The English translator opted to use a pseudonym.
Slight translational discrepancies aren’t uncommon in literature, but Larsson’s work may contain more than the average novel. Steven T. Murray originally translated the three books as a rush job for English-speaking movie producers, and there wasn’t time for him to partake in much of the editing process once MacLehose had committed to publishing them for readers. For this reason, Murray opted to use the alias “Reg Keeland” for his translator byline.
An unfinished fourth book exists.
Larsson penned part of a fourth novel.
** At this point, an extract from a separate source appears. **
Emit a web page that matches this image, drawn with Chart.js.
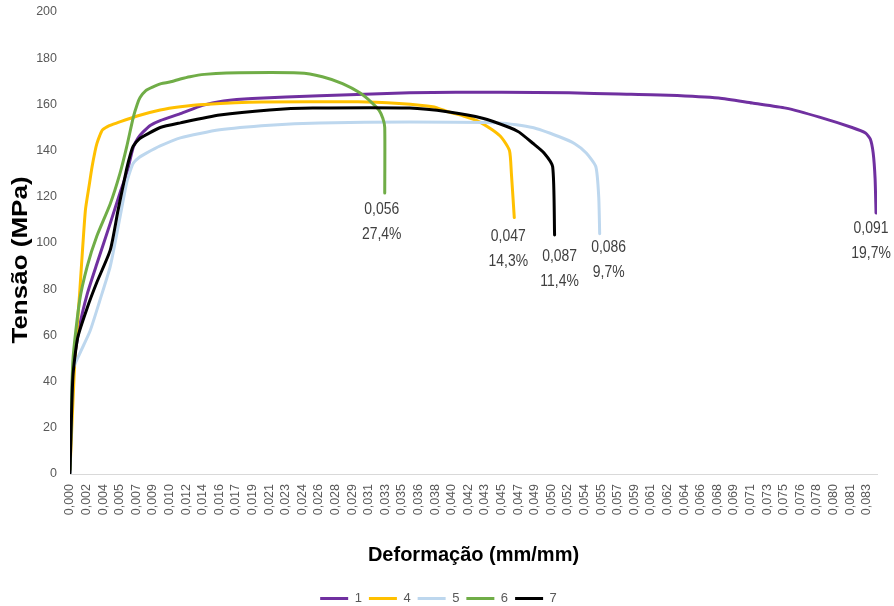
<!DOCTYPE html>
<html>
<head>
<meta charset="utf-8">
<script src="https://cdn.jsdelivr.net/npm/chart.js@4.4.1/dist/chart.umd.min.js"></script>
<style>
  html, body { margin: 0; padding: 0; background: #fff; }
</style>
</head>
<body>
<canvas id="chart" width="894" height="606"></canvas>
<script>
const FONT = '"Liberation Sans", Arial, sans-serif';

// x axis tick labels (deformação, mm/mm), one every xTickStep
const xTickLabels = ['0,000','0,002','0,004','0,005','0,007','0,009','0,010','0,012','0,014','0,016',
  '0,017','0,019','0,021','0,023','0,024','0,026','0,028','0,029','0,031','0,033',
  '0,035','0,036','0,038','0,040','0,042','0,043','0,045','0,047','0,049','0,050',
  '0,052','0,054','0,055','0,057','0,059','0,061','0,062','0,064','0,066','0,068',
  '0,069','0,071','0,073','0,075','0,076','0,078','0,080','0,081','0,083'];
const xTickStep = 0.00173;
const xMax = 0.0841;
const yMax = 200;

const seriesNames = ['1', '4', '5', '6', '7'];
const seriesColors = ['#7030A0', '#FFC000', '#BDD7EE', '#70AD47', '#000000'];

// corpo de prova 1
const strain1 = [0, 0.0003, 0.0010, 0.0018, 0.0028, 0.0042, 0.0052, 0.0059, 0.0066, 0.0071, 0.0076, 0.0084, 0.0094,
  0.0115, 0.0138, 0.0160, 0.0190, 0.0260, 0.0354, 0.0450, 0.0520, 0.0572, 0.0624, 0.0676, 0.0711, 0.0746,
  0.0781, 0.0815, 0.0829, 0.0834, 0.0837, 0.0839, 0.0840];
const stress1 = [6, 44, 64, 78, 91, 108.6, 121.6, 130, 141.5, 145.5, 148, 151, 153,
  156, 159.6, 161.5, 162.6, 163.7, 165, 165.3, 165, 164.5, 164, 162.8, 160.6, 158.4,
  154.5, 150, 147.6, 145, 139, 128, 113];

// corpo de prova 4
const strain4 = [0, 0.0005, 0.0010, 0.0016, 0.0020, 0.0023, 0.0026, 0.0028, 0.0031, 0.0034, 0.0041, 0.0049, 0.0070,
  0.0094, 0.0115, 0.0140, 0.0200, 0.0300, 0.0343, 0.0378, 0.0395, 0.0410, 0.0424, 0.0440, 0.0450, 0.0458,
  0.0460, 0.0463];
const stress4 = [1.7, 49, 78, 114, 125, 133, 139.5, 143, 146.5, 149, 150.8, 152, 155,
  157.6, 159, 160, 161, 161.2, 160.4, 159, 156.7, 155, 153, 149, 145.5, 140,
  130, 111];

// corpo de prova 5
const strain5 = [0, 0.0003, 0.0010, 0.0021, 0.0031, 0.0042, 0.0052, 0.0059, 0.0063, 0.0066, 0.0072, 0.0080, 0.0094,
  0.0115, 0.0156, 0.0208, 0.0260, 0.0354, 0.0448, 0.0482, 0.0510, 0.0526, 0.0538, 0.0548, 0.0551, 0.0552];
const stress5 = [0, 45, 52, 62, 75, 90, 111, 126, 131.5, 134.6, 137, 139, 142,
  145.5, 149, 151, 152, 152.4, 152, 150, 146, 143, 139, 133, 120, 104];

// corpo de prova 6
const strain6 = [0, 0.0003, 0.0010, 0.0018, 0.0028, 0.0042, 0.0052, 0.0059, 0.0066, 0.0070, 0.0073, 0.0079, 0.0086,
  0.0095, 0.0104, 0.0115, 0.0125, 0.0140, 0.0163, 0.0239, 0.0263, 0.0284, 0.0302, 0.0315, 0.0322, 0.0326,
  0.0328, 0.0328];
const stress6 = [2, 49, 75, 90, 103, 117, 130, 141.5, 154.5, 160, 163, 166, 167.5,
  169, 169.7, 171, 172, 173, 173.6, 173.6, 172, 169, 165, 160.6, 157.5, 154,
  150, 121.6];

// corpo de prova 7
const strain7 = [0, 0.0003, 0.0008, 0.0018, 0.0028, 0.0042, 0.0050, 0.0059, 0.0063, 0.0066, 0.0072, 0.0080, 0.0094,
  0.0115, 0.0156, 0.0208, 0.0253, 0.0354, 0.0395, 0.0430, 0.0458, 0.0468, 0.0482, 0.0494, 0.0503, 0.0505];
const stress7 = [0.5, 42, 59, 72, 83, 97, 114, 132, 138.5, 142, 145, 147, 150,
  152, 155.4, 157.6, 158.4, 158.4, 156.7, 154, 150, 148, 143.3, 139, 133, 103.5];

// rótulos no ponto de ruptura
const breakStrain = ['0,091', '0,047', '0,086', '0,056', '0,087'];
const elongation = ['19,7%', '14,3%', '9,7%', '27,4%', '11,4%'];

const strains = [strain1, strain4, strain5, strain6, strain7];
const stresses = [stress1, stress4, stress5, stress6, stress7];
// label nudges (px) so the texts sit like in the original
const labelShift = [[-5, 15], [-6, 19], [9, 14], [-3, 16], [5, 21]];

const datasets = seriesNames.map((name, i) => ({
  label: name,
  data: strains[i].map((x, k) => ({ x: x, y: stresses[i][k] })),
  borderColor: seriesColors[i],
  backgroundColor: seriesColors[i],
  borderWidth: 3,
  borderCapStyle: 'round',
  borderJoinStyle: 'round',
  pointRadius: 0,
  tension: 0.2,
  order: seriesNames.length - i,
  labelShift: labelShift[i]
}));

// narrow-looking text (the original picture is squeezed sideways)
function narrowText(ctx, text, x, y, squeeze) {
  ctx.save();
  ctx.translate(x, y);
  ctx.scale(squeeze, 1);
  ctx.fillText(text, 0, 0);
  ctx.restore();
}

// end-of-curve labels and the y axis title
const extraText = {
  id: 'extraText',
  afterDatasetsDraw(chart) {
    const ctx = chart.ctx;
    ctx.save();
    ctx.font = '17px ' + FONT;
    ctx.fillStyle = '#404040';
    ctx.textAlign = 'center';
    ctx.textBaseline = 'middle';
    chart.data.datasets.forEach((ds, i) => {
      const pts = chart.getDatasetMeta(i).data;
      const p = pts[pts.length - 1];
      const s = ds.labelShift;
      narrowText(ctx, breakStrain[i], p.x + s[0], p.y + s[1], 0.82);
      narrowText(ctx, elongation[i], p.x + s[0], p.y + s[1] + 25, 0.82);
    });
    // y title
    ctx.font = 'bold 26px ' + FONT;
    ctx.fillStyle = '#000';
    ctx.translate(21, chart.chartArea.top + 248);
    ctx.rotate(-Math.PI / 2);
    ctx.scale(1, 0.82);
    ctx.fillText('Tensão (MPa)', 0, 0);
    ctx.restore();
  }
};

const chart = new Chart(document.getElementById('chart').getContext('2d'), {
  type: 'line',
  data: { datasets: datasets },
  plugins: [extraText],
  options: {
    responsive: false,
    animation: false,
    layout: { padding: { top: 12, right: 17, left: 0, bottom: -9 } },
    scales: {
      x: {
        type: 'linear',
        min: 0,
        max: xMax,
        grid: { display: false, drawTicks: false },
        border: { display: true, color: '#d9d9d9', width: 1 },
        afterBuildTicks: (scale) => {
          scale.ticks = xTickLabels.map((t, i) => ({ value: i * xTickStep }));
        },
        afterFit: (scale) => { scale.height = 111; },
        ticks: {
          autoSkip: false,
          minRotation: 90,
          maxRotation: 90,
          padding: 10,
          color: '#595959',
          font: { family: FONT, size: 12.5 },
          callback: (v, i) => xTickLabels[i]
        },
        title: {
          display: true,
          text: 'Deformação (mm/mm)',
          color: '#000',
          font: { family: FONT, size: 20, weight: 'bold' },
          padding: { top: 4, bottom: 18 }
        }
      },
      y: {
        min: 0,
        max: yMax,
        grid: { display: false, drawTicks: true, tickLength: 10 },
        border: { display: false },
        afterFit: (scale) => { scale.width = 70; },
        ticks: {
          stepSize: 20,
          padding: 3,
          color: '#595959',
          font: { family: FONT, size: 12.5 }
        }
      }
    },
    plugins: {
      tooltip: { enabled: false },
      legend: {
        position: 'bottom',
        labels: {
          usePointStyle: true,
          pointStyle: 'line',
          pointStyleWidth: 28,
          padding: 7,
          color: '#595959',
          font: { family: FONT, size: 13 },
          sort: (a, b) => a.datasetIndex - b.datasetIndex
        }
      }
    }
  }
});
</script>
</body>
</html>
In 2010, Holmberg—a personal friend of Larsson’s—told the Associated Press that the unfinished manuscript amounted to 320 pages, and he also revealed details that Larsson had emailed him weeks before his death. “The plot is set 120 kilometers north of Sachs Harbour, at Banks Island in the month of September,” Larsson wrote. “Did you know that 134 people live in Sachs Harbour, whose only contact with the world is a postal plane twice a week when the weather permits?”
But Gabrielsson, who has the manuscript on Larsson’s laptop (or she did as of 2010), claimed in 2011 that it only comprised about 200 pages. According to her, they didn’t really “hang together” and “it might be quite a difficult task” to complete the book, given that Larsson didn’t write from an outline or keep notes. Still, she thought it was “feasible” and explained that she hadn’t tried because Larsson’s estate wouldn’t grant her the rights to do so.
The series has since moved on without her involvement. David Lagercrantz continued Salander’s story through three novels: The Girl in the Spider’s Web (the basis for a 2018 film starring Claire Foy), The Girl Who Takes an Eye for an Eye, and The Girl Who Lived Twice. Karin Smirnoff then took over with The Girl in the Eagle’s Talons, whose English-language translation hit shelves in 2023.